- **Data block**:
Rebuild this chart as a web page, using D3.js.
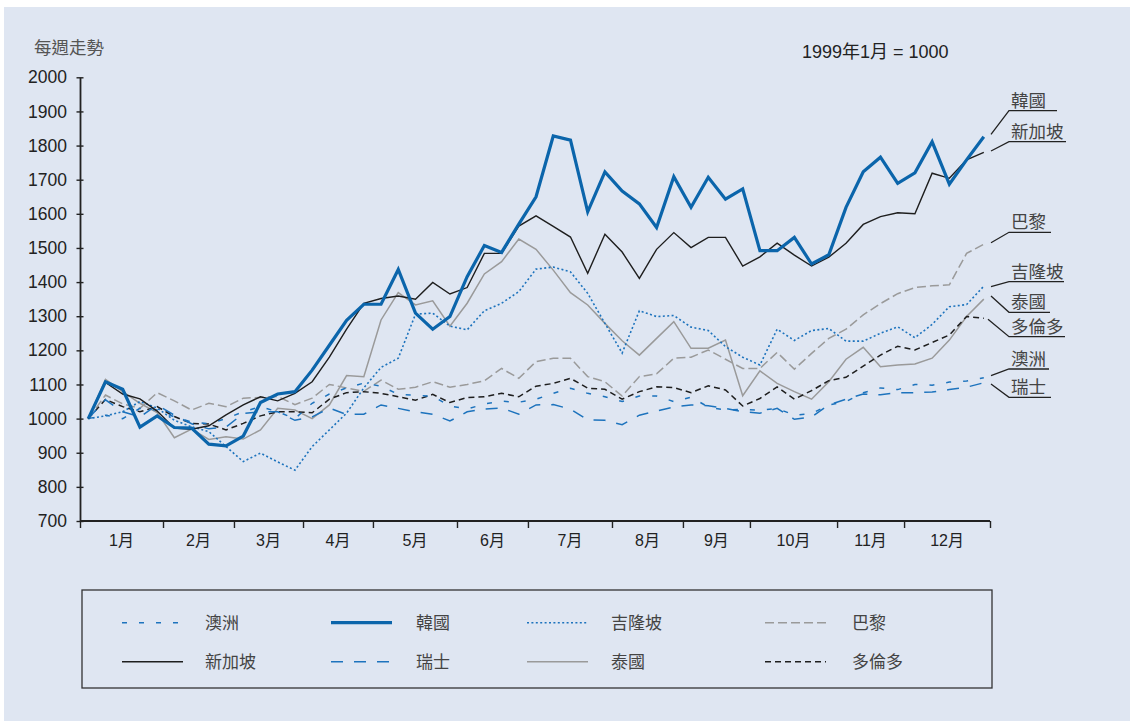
<!DOCTYPE html>
<html><head><meta charset="utf-8">
<script src="https://cdn.jsdelivr.net/npm/d3@7"></script>
<style>
html,body{margin:0;padding:0;background:#ffffff;}
svg{display:block;}
</style></head>
<body>
<svg id="chart" width="1140" height="721"></svg>
<script>
// ---------- data ----------
const monthLabels = ["1月","2月","3月","4月","5月","6月","7月","8月","9月","10月","11月","12月"];
// month boundaries in week-index units
const monthBounds = [-0.48, 4.34, 8.46, 12.47, 16.53, 21.41, 25.53, 30.41, 34.53, 38.42, 43.48, 47.37, 52.36];
const yTicks = [700,800,900,1000,1100,1200,1300,1400,1500,1600,1700,1800,1900,2000];

const australia = [1000,1010,1000,1030,1025,1005,990,985,1000,1020,1035,1020,1000,1045,1072,1090,1104,1095,1071,1068,1066,1037,1028,1043,1051,1048,1057,1074,1089,1074,1064,1050,1066,1066,1050,1063,1034,1025,1027,1025,1030,1010,1015,1040,1050,1076,1090,1085,1100,1098,1107,1110,1120];
const korea = [1000,1108,1086,975,1008,974,972,925,920,949,1047,1072,1079,1142,1215,1288,1335,1335,1437,1309,1262,1299,1416,1507,1487,1570,1650,1828,1816,1606,1723,1667,1629,1560,1709,1619,1707,1643,1673,1492,1492,1531,1453,1480,1619,1723,1766,1689,1720,1811,1687,1758,1826];
const kualaLumpur = [1000,1008,1020,1050,1031,995,976,962,918,874,899,873,849,918,967,1016,1090,1150,1177,1306,1309,1271,1260,1316,1338,1372,1438,1444,1430,1367,1279,1192,1316,1299,1302,1268,1258,1211,1180,1157,1262,1229,1258,1264,1227,1227,1250,1269,1237,1276,1328,1334,1388];
const paris = [1000,1069,1043,1030,1076,1052,1025,1045,1035,1060,1062,1065,1041,1060,1100,1090,1080,1113,1086,1092,1108,1092,1100,1111,1147,1118,1167,1177,1177,1123,1108,1066,1123,1131,1177,1180,1201,1174,1147,1147,1194,1145,1191,1235,1262,1304,1337,1366,1384,1389,1392,1484,1511];
const singapore = [1000,1106,1072,1058,1022,972,969,979,1011,1040,1064,1052,1074,1108,1180,1262,1338,1352,1359,1350,1399,1365,1384,1484,1484,1564,1594,1563,1532,1426,1540,1488,1411,1496,1545,1501,1531,1531,1447,1474,1514,1479,1447,1473,1514,1569,1592,1603,1600,1719,1704,1758,1780];
const swiss = [1000,1055,1020,1005,1040,1010,985,970,975,1015,1020,1020,995,1005,1031,1012,1013,1040,1030,1020,1013,993,1020,1028,1031,1013,1040,1041,1028,996,995,982,1010,1022,1034,1040,1038,1030,1020,1016,1030,998,1005,1040,1057,1072,1070,1076,1076,1078,1085,1092,1105];
const thailand = [1000,1115,1079,1045,1018,944,969,939,947,940,967,1030,1025,1000,1040,1126,1123,1289,1369,1333,1345,1271,1338,1424,1460,1526,1496,1435,1369,1333,1279,1228,1186,1235,1284,1206,1206,1230,1067,1140,1103,1079,1057,1108,1174,1209,1152,1157,1160,1177,1230,1299,1350];
const toronto = [1000,1056,1035,1020,1035,1006,986,984,967,986,1008,1020,1020,1017,1057,1076,1079,1074,1064,1054,1071,1047,1062,1064,1074,1064,1095,1103,1118,1089,1086,1057,1079,1093,1091,1076,1096,1084,1037,1059,1093,1057,1082,1111,1121,1154,1186,1212,1201,1223,1245,1299,1294];

// ---------- styles ----------
const BLUE = "#0b65ab", LBLUE = "#1d73bd", GREY = "#9a9a9a", BLACK = "#1e1e1e";
const series = [
  {name:"巴黎",  values:paris,       color:GREY,  width:1.5, dash:"9,4"},
  {name:"泰國",  values:thailand,    color:GREY,  width:1.5, dash:null},
  {name:"多倫多", values:toronto,     color:BLACK, width:1.5, dash:"6,4"},
  {name:"瑞士",  values:swiss,       color:LBLUE, width:1.5, dash:"12,11"},
  {name:"澳洲",  values:australia,   color:LBLUE, width:1.5, dash:"5,12"},
  {name:"吉隆坡", values:kualaLumpur, color:LBLUE, width:1.6, dash:"2,2.4"},
  {name:"新加坡", values:singapore,   color:BLACK, width:1.4, dash:null},
  {name:"韓國",  values:korea,       color:BLUE,  width:3.2, dash:null}
];
const legendOrder = ["澳洲","韓國","吉隆坡","巴黎","新加坡","瑞士","泰國","多倫多"];

// ---------- layout ----------
const svg = d3.select("#chart");
const CJK = "'Noto Sans CJK TC','Noto Sans CJK SC',sans-serif";
const NUM = "'Liberation Sans',Arial,'Noto Sans CJK TC',sans-serif";

svg.append("rect").attr("x",4).attr("y",7).attr("width",1126).attr("height",714).attr("fill","#dfe6f2");

const x = d3.scaleLinear().domain([monthBounds[0], monthBounds[12]]).range([80, 990]);
const y = d3.scaleLinear().domain([700, 2000]).range([521, 77.3]);

// Y axis
const yAxis = d3.axisLeft(y).tickValues(yTicks).tickSize(0).tickPadding(13).tickFormat(d3.format("d"));
const gy = svg.append("g").attr("transform","translate(80,0)").call(yAxis);
gy.select(".domain").attr("stroke","#222").attr("stroke-width",1.8);
gy.selectAll(".tick text").attr("font-family",NUM).attr("font-size",17.5).attr("fill","#222");
gy.selectAll(".tick").append("line").attr("x1",-3.5).attr("x2",3.5).attr("stroke","#222").attr("stroke-width",1.4);

// X axis
const xAxis = d3.axisBottom(x).tickValues(monthBounds).tickSize(7).tickFormat("");
const gx = svg.append("g").attr("transform","translate(0,521)").call(xAxis);
gx.select(".domain").attr("stroke","#222").attr("stroke-width",1.8).attr("d","M80,0H990");
gx.selectAll(".tick line").attr("stroke","#222").attr("stroke-width",1.4);
svg.append("g").selectAll("text").data(monthLabels).join("text")
  .attr("x",(d,i)=> (x(monthBounds[i])+x(monthBounds[i+1]))/2)
  .attr("y",546).attr("text-anchor","middle")
  .attr("font-family",NUM).attr("font-size",16).attr("fill","#222").text(d=>d);

// titles
svg.append("text").attr("x",34).attr("y",54).attr("font-family",CJK).attr("font-size",17.5)
  .attr("fill","#555").text("每週走勢");
svg.append("text").attr("x",802).attr("y",58).attr("font-family",NUM).attr("font-size",18)
  .attr("fill","#222").text("1999年1月 = 1000");

// lines
const line = d3.line().x((d,i)=>x(i)).y(d=>y(d));
svg.append("g").selectAll("path").data(series).join("path")
  .attr("d",d=>line(d.values)).attr("fill","none")
  .attr("stroke",d=>d.color).attr("stroke-width",d=>d.width)
  .attr("stroke-dasharray",d=>d.dash).attr("stroke-linejoin","miter");

// right labels (layout only)
const labelLayout = [
  {name:"韓國",  ly:134.3, uy:110.7, ux2:1057},
  {name:"新加坡", ly:151,   uy:141.7, ux2:1066},
  {name:"巴黎",  ly:242.7, uy:232.3, ux2:1051},
  {name:"吉隆坡", ly:286.7, uy:281.7, ux2:1064},
  {name:"泰國",  ly:296,   uy:312.3, ux2:1050},
  {name:"多倫多", ly:319.3, uy:336.7, ux2:1065, lx:988},
  {name:"澳洲",  ly:375.7, uy:369,   ux2:1049},
  {name:"瑞士",  ly:384,   uy:397.3, ux2:1051}
];
const lg = svg.append("g");
labelLayout.forEach(l=>{
  lg.append("path").attr("d",`M${l.lx||991},${l.ly}L1009,${l.uy}H${l.ux2}`)
    .attr("fill","none").attr("stroke","#222").attr("stroke-width",1.3);
  lg.append("text").attr("x",1011).attr("y",l.uy-4).attr("font-family",CJK).attr("font-size",17.5)
    .attr("fill","#444").text(l.name);
});

// legend
svg.append("rect").attr("x",82).attr("y",590).attr("width",910).attr("height",98)
  .attr("fill","none").attr("stroke","#333").attr("stroke-width",1.3);
const colSample = [122, 331, 527, 765], colText = [205, 416, 611, 852], rowY = [622.7, 661.7];
legendOrder.forEach((n,i)=>{
  const s = series.find(d=>d.name===n);
  const c = i%4, r = Math.floor(i/4);
  svg.append("line").attr("x1",colSample[c]).attr("x2",colSample[c]+61).attr("y1",rowY[r]).attr("y2",rowY[r])
    .attr("stroke",s.color).attr("stroke-width",s.width).attr("stroke-dasharray",s.dash);
  svg.append("text").attr("x",colText[c]).attr("y",rowY[r]+6).attr("font-family",CJK).attr("font-size",17)
    .attr("fill","#444").text(n);
});
</script>
</body></html>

- **Given problem**: Copy all lines from the material that contain "chart".

- **Result for this exercise**:
Rebuild this chart as a web page, using D3.js.
<svg id="chart" width="1140" height="721"></svg>
const svg = d3.select("#chart");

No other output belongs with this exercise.